Nothing imperils humanity's future like global warming, and that very fact may help explain why conservatives are generally so skeptical of climate science.
After all, conservatism first emerged as a defense of tradition against progressive change, so why would conservatives care about preserving a future they already view with suspicion? That's the argument a recent study puts forward, and it points to a possible better way to talk about the environment with those skeptical of climate science.
Although 97 percent of climate scientists agree that the Earth is getting hotter and human activity is a primary cause, the public is far more divided. A recent Pew Research poll was just the latest of dozens of polls to demonstrate the profound partisan split on climate issues, with 70 percent of liberal Democrats saying they trusted climate scientists compared with just 15 percent of conservative Republicans. And so-called climate change deniers will soon hold pretty much all the power in the United States, with Donald Trump set to become the only head of state on the planet who rejects climate science. If ever there was a time for a renewed effort to change the minds of conservatives — if not Trump, then at least friends and family who voted him in — about climate change, the time is now.
Researchers at Germany's University of Cologne ran a series of online surveys with a range of 200 to 300 American participants from across the political spectrum. They worked on the assumption that conservatism has historically been about preserving the traditional status quo in the face of change, whereas liberals tend to see such change as necessary to building a better tomorrow. In other words, conservatives look fondly on the past and are wary of the future, with the situation reversed for liberals. Calls for dealing with climate change that are rooted in protecting the planet for future generations might then not be persuasive to conservatives, particularly when they associate such environmental messages with liberal efforts to change society for the worse.
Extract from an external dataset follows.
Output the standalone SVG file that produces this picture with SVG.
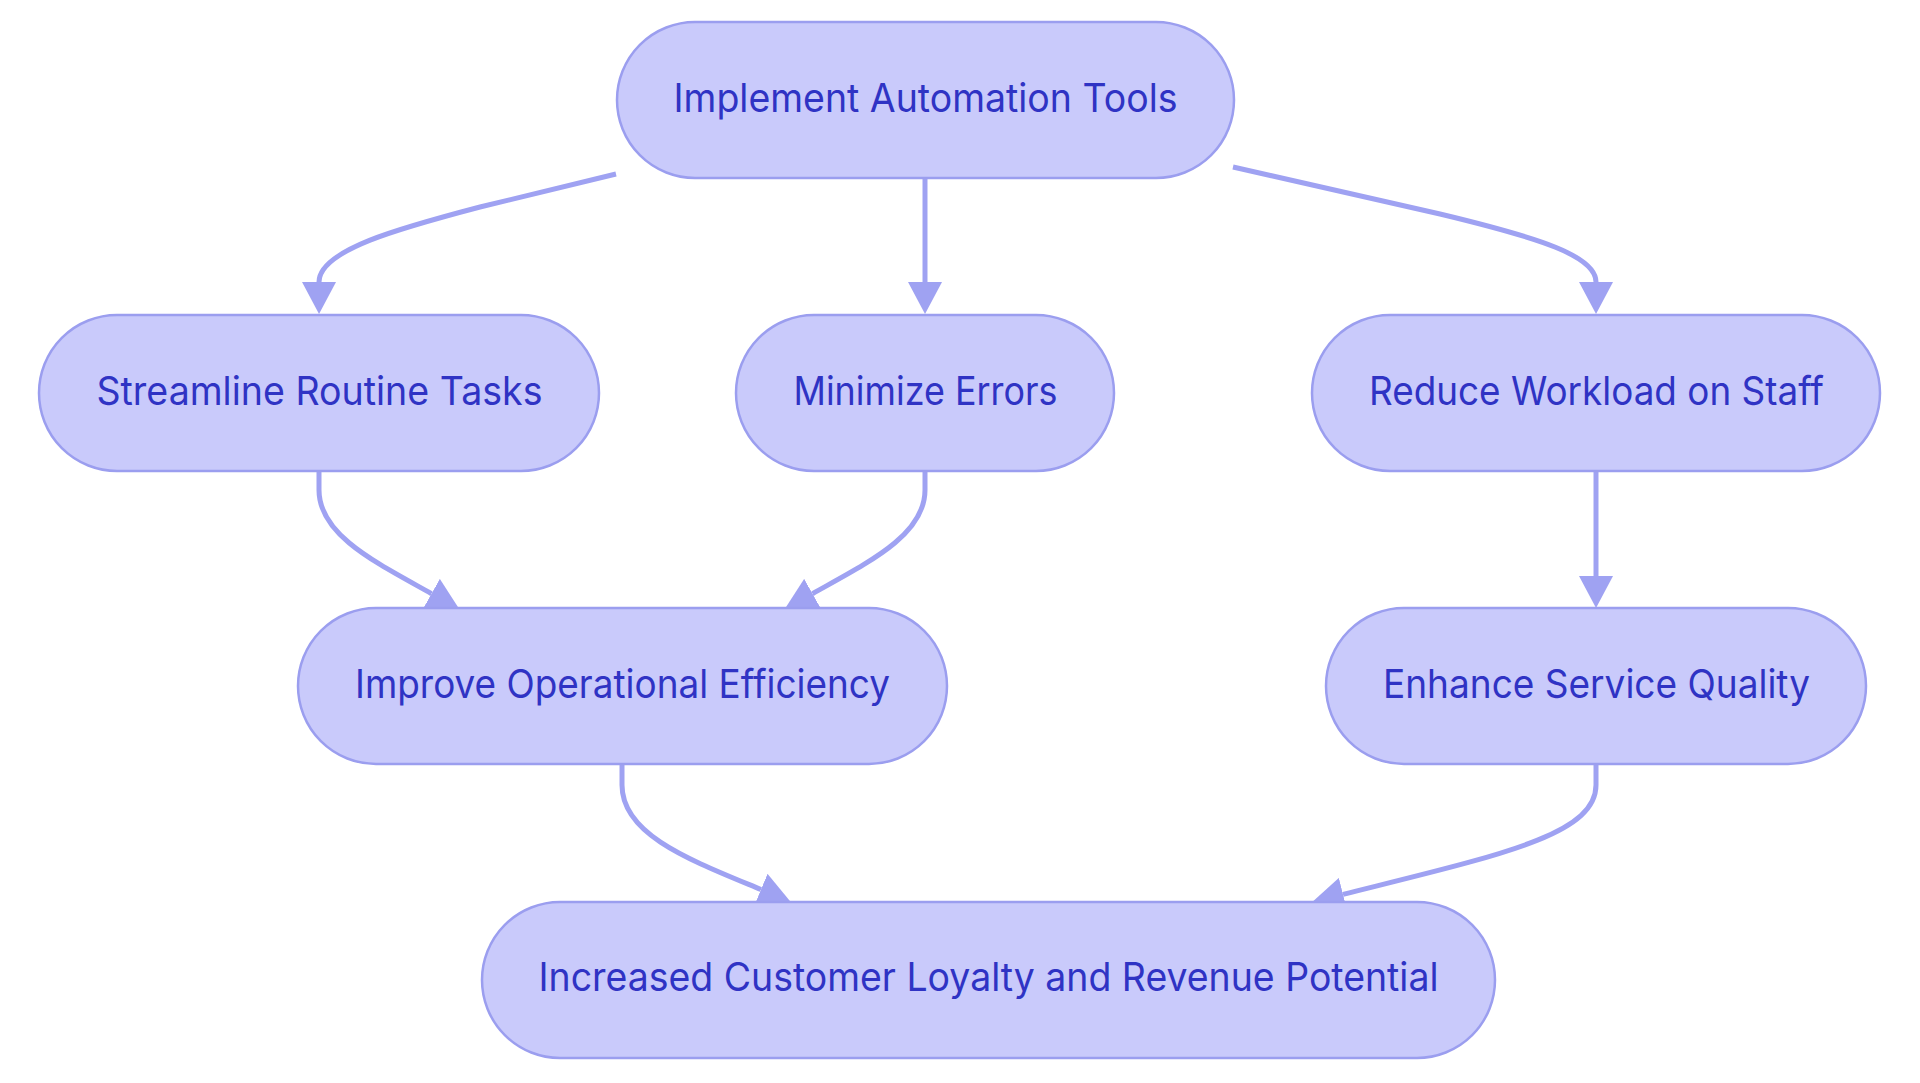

Are these broad generalizations? Absolutely. But broad generalizations can be useful, and the results from the surveys seem to bear out the researchers' hypothesis. In one survey, the participants would see one of two nearly identical messages. While one talked about how "there is increasing traffic on the road, the air is becoming polluted, and land is disappearing," the other noted how, in the past, "there was less traffic on the road, the air was clean, and there was plenty of land." One talked about wanting to make future generations proud, while the other worried about doing right by the founding fathers.
Conservative participants consistently liked the past-focused message better than the forward-looking ones. Liberal participants somewhat preferred the future-centric messages, but they generally responded positively to pro-environmental messages of any stripe. They found that switching the focus of global warming messaging towards the past was enough to erase 77 percent of the opinion gap between liberals and conservatives.
It's a small study, as the researchers note, but the results make intuitive sense, and they suggest conservative skepticism toward climate change isn't simply a matter of scientific illiteracy. This preference for the past can't explain the entire political divide on the issue, particularly since it doesn't deal with how economics can incentivize people to doubt climate science in the name of short-term financial gain, another phenomenon observed in studies elsewhere. Still, it's a start towards more productive discourse.
So then, if you're looking to talk about the value of protecting the environment with a conservative loved one, you could try mentioning, say, the founding fathers, Theodore Roosevelt's work in setting up the national parks, and a return to the past's unspoiled wilderness. Even if it doesn't change any minds, that doesn't sound like the most unpleasant political conversation one could have around the holidays.